A former educator in the Gallup-McKinley school system, Pinto said in a 2007 interview he got into politics because he saw the need for services for people, especially on the sprawling and largely rural Navajo Nation.

After first winning election in 1976, Pinto went on to win re-election 10 times to the Senate District 3 seat that encompasses parts of McKinley and San Juan counties in New Mexico's northwest corner.

His current four-year term was scheduled to expire at the end of 2020, and Lujan Grisham will pick a successor in the coming weeks from a list of names submitted by county commissioners in those two counties.

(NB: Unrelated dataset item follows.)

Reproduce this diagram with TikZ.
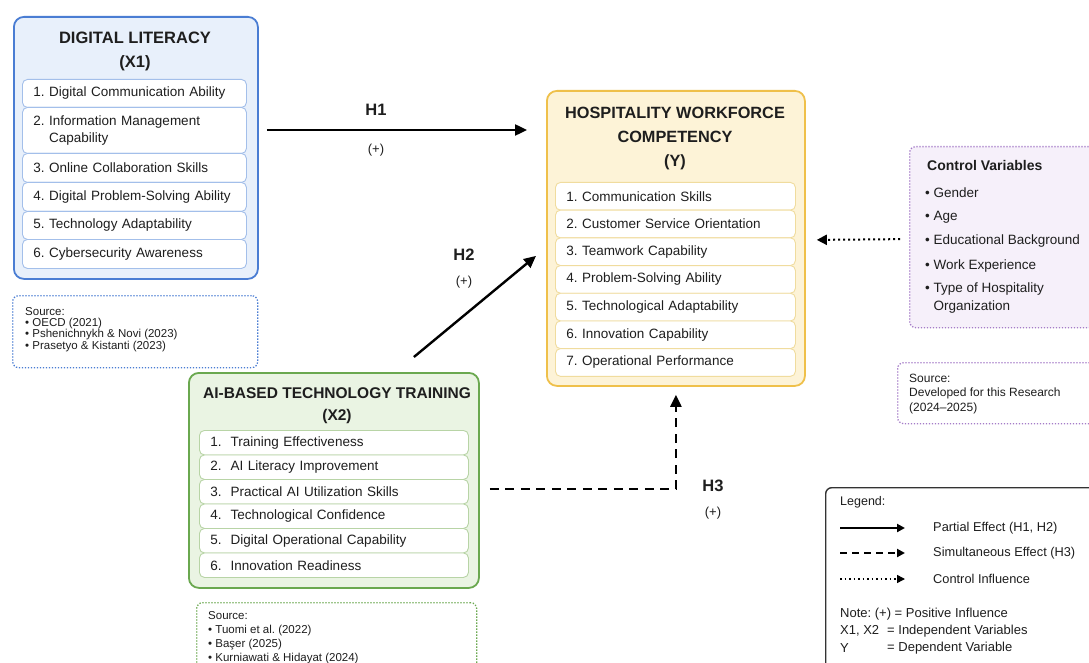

Senate President Pro Tem Mary Kay Papen, D-Las Cruces, said the 42-member chamber mourns for both Pinto's family and the state's Native American community.

"There will forever be a void on the Senate floor without John Pinto, but his presence will be felt here forever," Papen said. "He taught all of us how to lead with humility, tenacity, and heart."

Navajo Nation President Jonathan Nez also praised Pinto, saying the longtime legislator had dedicated his life to helping others.

"Words cannot express the sadness we feel for the loss of a great Diné warrior who served our country as a Navajo Code Talker and in the New Mexico State Senate for many years," Nez said.

Meanwhile, several lawmakers also cited the story of Pinto hitchhiking from Gallup to Santa Fe during a snowstorm in 1977 to serve his first term in the Senate. As the story goes, Pinto was picked up in Albuquerque by another state senator, much to both lawmakers' surprise.

"My philosophy is to be happy, to meet people, to love people, all the races, because they all need help," Pinto said in the 2007 interview with the Journal. "They all need good water to drink, good food to eat, a good warm place to stay, and they need good jobs -- that's the basic needs."